How may the resorts perform the delicate balance between nature preservation and destructive tourist pressure? Several ways: (1) The resort builds large plant-camouflaged concrete observation pillboxes connected by camouflaged tunnels along riverside and lakeside stretches. Near-zero level disturbance of the surrounding forested environment ensues. Bird and amphibian feeders near the pillboxes concentrate the resident birds into binocular view. (2) Three-meter high freshwater aquariums display the fish, crustaceans, crabs and turtle species that inhabit the resort. (3) Electric motor powered boats that are camouflaged with canvas tents silently glide along swampland waterways that have feeders in strategic areas. Tourists view the colorful migratory birds thru a binocular ‘window strip’ cut out along the tent. Tourists are encouraged to take pictures, identify species and record bird populations to help in scientists’ conservancy activities. (4) Animal-breeding facilities breed and care for threatened species in full sight of tourists to inculcate among all viewers the need to preserve what remains of our world patrimony. (5) Within every forested resort, multi-story condominiums with ‘flowery cliff’ facades are leased to operators of inns, restaurant chains, retail shops, spas, clinics, hospital recovery homes, retiree residences and serviced apartments. Local employee groups are encouraged to buy inn or apartment spaces for 'sideline income' tourist rentals. The effect are ‘hidden cities’ within hundred-hectare resorts, enabling tourists and residents to enjoy both ‘unspoiled nature’ and all city amenities at the same time. (6) Swimming pools with waterfalls, obstacle courses and airsoft ‘battlefields’, kiddie rides, basketball, volleyball, tennis courts, fiesta street dancing, ballroom dancing facilities, convention halls for rent, and low-cost food encourage tourist groups to stay for weeks or months on end. All facilities are camouflaged by thick vegetation or ‘flowery cliffs’ for a ‘total escape to nature.’ (7) Similar resorts worldwide link by internet to exchange views on profit-based nature conservancy and ways to encourage resort-hopping among the world’s tourist hordes that number 150 million yearly, and rising.

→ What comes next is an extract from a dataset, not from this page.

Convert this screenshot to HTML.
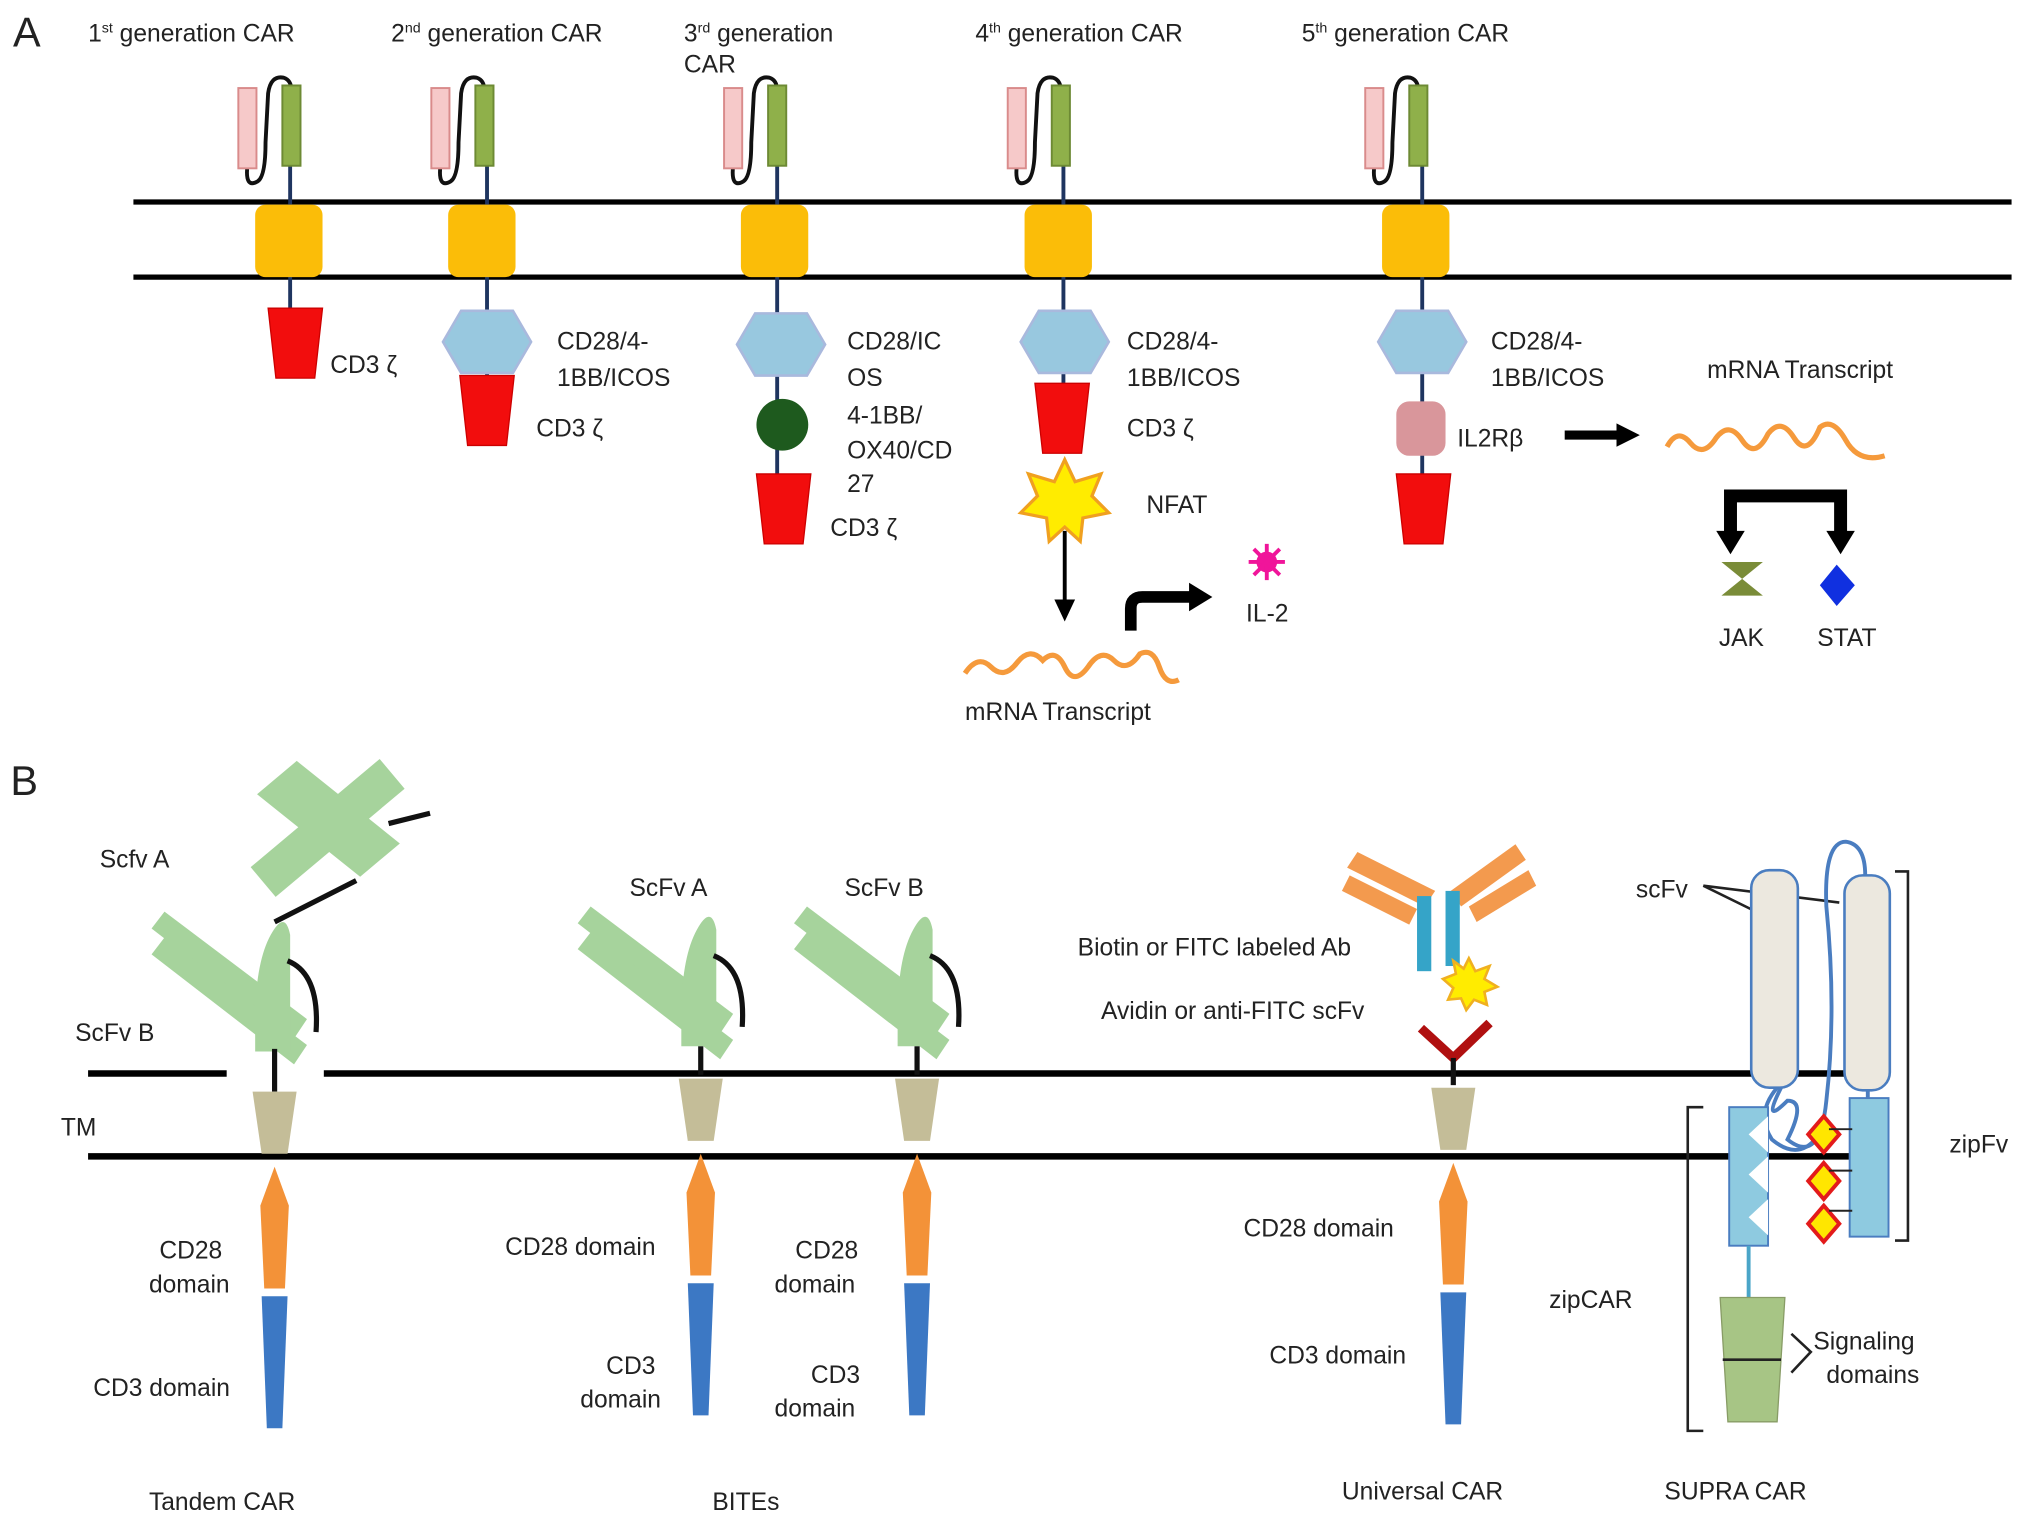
<!DOCTYPE html>
<html><head><meta charset="utf-8"><style>
html,body{margin:0;padding:0;background:#fff;}
svg{display:block;}
text{font-family:"Liberation Sans",Arial,sans-serif;fill:#222;font-size:19px;}
</style></head><body>
<svg width="2031" height="1528" viewBox="0 0 1568 1180" preserveAspectRatio="none" xmlns="http://www.w3.org/2000/svg">
<defs>
<g id="head">
  <path d="M-32 128 Q-34 146 -24 140 Q-18 136 -18 110 L-16 72 Q-14 58 -4 60 Q2 62 2 70" fill="none" stroke="#111" stroke-width="3"/>
  <rect x="-39" y="68" width="14" height="62" fill="#f6c9c9" stroke="#d98b8b" stroke-width="1.5"/>
  <rect x="-5" y="66" width="14" height="62" fill="#8fb04a" stroke="#6d8a34" stroke-width="1.5"/>
  <rect x="-26" y="158" width="52" height="56" rx="8" fill="#fbbd08"/>
</g>
<polygon id="trap" points="-21,0 21,0 15,54 -15,54" fill="#f20d0d" stroke="#c00" stroke-width="1"/>
<polygon id="hex" points="-34,24 -20,0 20,0 34,24 20,48 -20,48" fill="#98c8df" stroke="#a9b9dd" stroke-width="2"/>
<g id="chain">
  <polygon points="-17,0 17,0 10,48 -10,48" fill="#c4bd98"/>
  <polygon points="0,58 11,88 8,152 -8,152 -11,88" fill="#f39238"/>
  <polygon points="-10,158 10,158 6,260 -6,260" fill="#3c78c4"/>
</g>
<g id="scfv">
  <polygon points="-95,-95 -85,-108 25,-25 15,-10" fill="#a6d39c"/>
  <polygon points="-95,-75 -85,-88 25,-5 15,10" fill="#a6d39c"/>
  <path d="M-15,-30 Q-14,-70 -3,-90 Q8,-110 12,-90 L12,0 L-15,0 Z" fill="#a6d39c"/>
  <path d="M10,-70 Q35,-60 32,-15" fill="none" stroke="#111" stroke-width="4"/>
</g>
</defs>

<!-- Panel A -->
<text x="10" y="36" style="font-size:32px">A</text>
<text x="68" y="32">1<tspan dy="-7" style="font-size:11px">st</tspan><tspan dy="7"> generation CAR</tspan></text>
<text x="302" y="32">2<tspan dy="-7" style="font-size:11px">nd</tspan><tspan dy="7"> generation CAR</tspan></text>
<text x="528" y="32">3<tspan dy="-7" style="font-size:11px">rd</tspan><tspan dy="7"> generation</tspan></text>
<text x="528" y="56">CAR</text>
<text x="753" y="32">4<tspan dy="-7" style="font-size:11px">th</tspan><tspan dy="7"> generation CAR</tspan></text>
<text x="1005" y="32">5<tspan dy="-7" style="font-size:11px">th</tspan><tspan dy="7"> generation CAR</tspan></text>

<line x1="103" y1="156" x2="1553" y2="156" stroke="#000" stroke-width="4"/>
<line x1="103" y1="214" x2="1553" y2="214" stroke="#000" stroke-width="4"/>

<g stroke="#1f3560" stroke-width="3">
<line x1="224" y1="128" x2="224" y2="240"/>
<line x1="376" y1="128" x2="376" y2="300"/>
<line x1="600" y1="128" x2="600" y2="370"/>
<line x1="821" y1="128" x2="821" y2="300"/>
<line x1="1098" y1="128" x2="1098" y2="370"/>
</g>
<use href="#head" x="223" y="0"/>
<use href="#head" x="372" y="0"/>
<use href="#head" x="598" y="0"/>
<use href="#head" x="817" y="0"/>
<use href="#head" x="1093" y="0"/>

<use href="#trap" x="228" y="238"/>
<text x="255" y="288">CD3 ζ</text>
<use href="#hex" x="376" y="240"/>
<use href="#trap" x="376" y="290"/>
<text x="430" y="270">CD28/4-</text><text x="430" y="298">1BB/ICOS</text>
<text x="414" y="337">CD3 ζ</text>
<use href="#hex" x="603" y="242"/>
<circle cx="604" cy="328" r="20" fill="#1e5a1e"/>
<use href="#trap" x="605" y="366"/>
<text x="654" y="270">CD28/IC</text><text x="654" y="298">OS</text>
<text x="654" y="327">4-1BB/</text><text x="654" y="354">OX40/CD</text><text x="654" y="380">27</text>
<text x="641" y="414">CD3 ζ</text>
<use href="#hex" x="822" y="240"/>
<use href="#trap" x="820" y="296"/>
<text x="870" y="270">CD28/4-</text><text x="870" y="298">1BB/ICOS</text>
<text x="870" y="337">CD3 ζ</text>
<polygon points="822,355 830,372 850,366 843,383 856,396 836,400 834,418 822,407 810,418 808,400 788,396 801,383 794,366 814,372" fill="#ffec00" stroke="#f0a020" stroke-width="2.5"/>
<text x="885" y="396">NFAT</text>
<line x1="822" y1="410" x2="822" y2="465" stroke="#000" stroke-width="3"/>
<polygon points="814,463 830,463 822,480" fill="#000"/>
<path d="M873 487 L873 470 Q873 461 882 461 L920 461" fill="none" stroke="#000" stroke-width="9"/>
<polygon points="918,450 936,461 918,472" fill="#000"/>
<g fill="#f0159a"><circle cx="978" cy="434" r="8"/>
<g stroke="#f0159a" stroke-width="3"><line x1="978" y1="420" x2="978" y2="448"/><line x1="964" y1="434" x2="992" y2="434"/><line x1="968" y1="424" x2="988" y2="444"/><line x1="988" y1="424" x2="968" y2="444"/></g></g>
<text x="962" y="480">IL-2</text>
<path d="M745 520 Q755 505 765 515 T785 512 T805 510 Q815 500 822 515 T840 515 Q850 500 860 510 T880 505 Q890 500 895 515 T910 525" fill="none" stroke="#f59a3c" stroke-width="4"/>
<text x="745" y="556">mRNA Transcript</text>
<use href="#hex" x="1098" y="240"/>
<rect x="1078" y="310" width="38" height="42" rx="10" fill="#d9969b"/>
<use href="#trap" x="1099" y="366"/>
<text x="1151" y="270">CD28/4-</text><text x="1151" y="298">1BB/ICOS</text>
<text x="1125" y="345">IL2Rβ</text>
<line x1="1208" y1="336" x2="1250" y2="336" stroke="#000" stroke-width="7"/>
<polygon points="1248,327 1266,336 1248,345" fill="#000"/>
<text x="1318" y="292">mRNA Transcript</text>
<path d="M1287 345 Q1295 330 1305 342 T1325 338 Q1335 325 1345 340 T1365 335 Q1375 322 1385 338 T1405 330 Q1415 322 1425 340 T1455 352" fill="none" stroke="#f59a3c" stroke-width="4"/>
<path d="M1336 412 L1336 383 L1421 383 L1421 412" fill="none" stroke="#000" stroke-width="10"/>
<polygon points="1325,410 1347,410 1336,428" fill="#000"/>
<polygon points="1410,410 1432,410 1421,428" fill="#000"/>
<polygon points="1329,434 1361,434 1345,447 1361,460 1329,460 1345,447" fill="#7a8c38"/>
<polygon points="1418,436 1432,452 1418,468 1405,452" fill="#1030e0"/>
<text x="1327" y="499">JAK</text><text x="1403" y="499">STAT</text>

<!-- Panel B -->
<text x="8" y="614" style="font-size:32px">B</text>
<line x1="68" y1="829" x2="1432" y2="829" stroke="#000" stroke-width="5"/>
<line x1="68" y1="893" x2="1430" y2="893" stroke="#000" stroke-width="5"/>
<rect x="175" y="812" width="75" height="24" fill="#fff"/>

<use href="#scfv" x="212" y="812" />
<g transform="translate(260,640) rotate(-40)">
  <polygon points="-70,-20 60,-20 60,10 -70,10" fill="#a6d39c"/>
  <polygon points="-30,-60 10,-60 30,40 -10,40" fill="#a6d39c"/>
</g>
<line x1="332" y1="628" x2="300" y2="636" stroke="#111" stroke-width="4"/>
<line x1="212" y1="712" x2="275" y2="680" stroke="#111" stroke-width="4"/>
<line x1="212" y1="810" x2="212" y2="843" stroke="#111" stroke-width="4"/>
<use href="#chain" x="212" y="843"/>
<text x="123" y="972">CD28</text><text x="115" y="998">domain</text>
<text x="72" y="1078">CD3 domain</text>
<text x="58" y="804">ScFv B</text>
<text x="47" y="877">TM</text>
<text x="77" y="670">Scfv A</text>
<text x="115" y="1166">Tandem CAR</text>

<use href="#scfv" x="541" y="808"/>
<line x1="541" y1="808" x2="541" y2="830" stroke="#111" stroke-width="4"/>
<use href="#chain" x="541" y="833"/>
<use href="#scfv" x="708" y="808"/>
<line x1="708" y1="808" x2="708" y2="830" stroke="#111" stroke-width="4"/>
<use href="#chain" x="708" y="833"/>
<text x="486" y="692">ScFv A</text><text x="652" y="692">ScFv B</text>
<text x="390" y="969">CD28 domain</text>
<text x="468" y="1061">CD3</text><text x="448" y="1087">domain</text>
<text x="614" y="972">CD28</text><text x="598" y="998">domain</text>
<text x="626" y="1068">CD3</text><text x="598" y="1094">domain</text>
<text x="550" y="1166">BITEs</text>

<g fill="#f39a4e">
<polygon points="1040,670 1048,658 1108,688 1100,700"/>
<polygon points="1036,688 1042,676 1094,702 1088,714"/>
<polygon points="1120,688 1170,652 1178,664 1128,700"/>
<polygon points="1134,700 1180,672 1186,684 1140,712"/>
</g>
<rect x="1094" y="692" width="11" height="58" fill="#35a4c8"/>
<rect x="1116" y="688" width="11" height="58" fill="#35a4c8"/>
<polygon points="1134,740 1139,750 1150,746 1146,756 1156,762 1146,766 1148,776 1138,772 1132,780 1128,771 1118,772 1122,763 1114,756 1124,752 1122,742 1130,748" fill="#ffec00" stroke="#f0b020" stroke-width="2"/>
<path d="M1097 794 L1122 817 L1150 790" fill="none" stroke="#b01010" stroke-width="7"/>
<line x1="1122" y1="817" x2="1122" y2="838" stroke="#111" stroke-width="4"/>
<use href="#chain" x="1122" y="840"/>
<text x="832" y="738">Biotin or FITC labeled Ab</text>
<text x="850" y="787">Avidin or anti-FITC scFv</text>
<text x="960" y="955">CD28 domain</text>
<text x="980" y="1053">CD3 domain</text>
<text x="1036" y="1158">Universal CAR</text>

<text x="1263" y="693">scFv</text>
<line x1="1315" y1="684" x2="1372" y2="712" stroke="#222" stroke-width="2"/>
<line x1="1315" y1="684" x2="1420" y2="697" stroke="#222" stroke-width="2"/>
<rect x="1352" y="672" width="36" height="168" rx="14" fill="#ece8df" stroke="#4a7dc0" stroke-width="2"/>
<rect x="1424" y="676" width="35" height="166" rx="14" fill="#ece8df" stroke="#4a7dc0" stroke-width="2"/>
<path d="M1375 840 Q1360 870 1380 850 Q1395 850 1380 880 Q1405 900 1410 850 Q1418 780 1410 700 Q1408 650 1425 650 Q1440 652 1440 676" fill="none" stroke="#4a7dc0" stroke-width="3"/>
<path d="M1372 840 Q1355 860 1368 880 Q1392 900 1408 870" fill="none" stroke="#4a7dc0" stroke-width="3"/>
<line x1="1442" y1="842" x2="1442" y2="850" stroke="#4a7dc0" stroke-width="3"/>
<rect x="1428" y="848" width="30" height="107" fill="#8ecae0" stroke="#4a7dc0" stroke-width="1.5"/>
<path d="M1463 673 L1473 673 L1473 958 L1463 958" fill="none" stroke="#222" stroke-width="2"/>
<text x="1505" y="890">zipFv</text>
<rect x="1335" y="855" width="30" height="107" fill="#8ecae0" stroke="#4a7dc0" stroke-width="1.5"/>
<g fill="#fff"><polygon points="1365,862 1350,876 1365,890"/><polygon points="1365,893 1350,907 1365,921"/><polygon points="1365,926 1350,940 1365,954"/></g>
<g fill="#ffe600" stroke="#e31b1b" stroke-width="3">
<polygon points="1408,862 1420,876 1408,890 1396,876"/>
<polygon points="1408,898 1420,912 1408,926 1396,912"/>
<polygon points="1408,931 1420,945 1408,959 1396,945"/>
</g>
<g stroke="#222" stroke-width="1.5"><line x1="1412" y1="872" x2="1430" y2="872"/><line x1="1412" y1="904" x2="1430" y2="904"/><line x1="1412" y1="935" x2="1430" y2="935"/></g>
<line x1="1350" y1="962" x2="1350" y2="1002" stroke="#4aa5c8" stroke-width="3"/>
<polygon points="1328,1002 1378,1002 1372,1098 1334,1098" fill="#a7c585" stroke="#889c66" stroke-width="1"/>
<line x1="1330" y1="1050" x2="1375" y2="1050" stroke="#222" stroke-width="2"/>
<path d="M1383 1030 L1398 1044 L1383 1060" fill="none" stroke="#222" stroke-width="2"/>
<text x="1400" y="1042">Signaling</text><text x="1410" y="1068">domains</text>
<path d="M1315 855 L1303 855 L1303 1105 L1315 1105" fill="none" stroke="#222" stroke-width="2"/>
<text x="1196" y="1010">zipCAR</text>
<text x="1285" y="1158">SUPRA CAR</text>
</svg>
</body></html>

How is the poverty problem addressed? Hundred-hectare waterway resorts all over the world should spawn millions of jobs for rural poor. Supplier and service industries rise up and create millions more jobs. The resorts and industries are employee-owned as a consequence of the SOW law, so billions of dollars worth of stock shares and dividends flow among employee masses, for all eternity. The SOW law’s exemplary effects spawn more laws that finance more employee-owned industries to ultimately redeem all the world’s poor. Tourism industries set up follow our waterway resort model, this time to spawn breeding reserves cum resorts that preserve what remains of the planet’s other threatened life species: ocean-crossing birds, coastal animals, desert plants and animals, grassland ruminants, marine animals, frigid zone mammals, endemic animals and plants, etc. Humans begin to co-exist with all remaining plant and animal species instead of keeping the planet only for themselves. All because our blogger army made the first moves.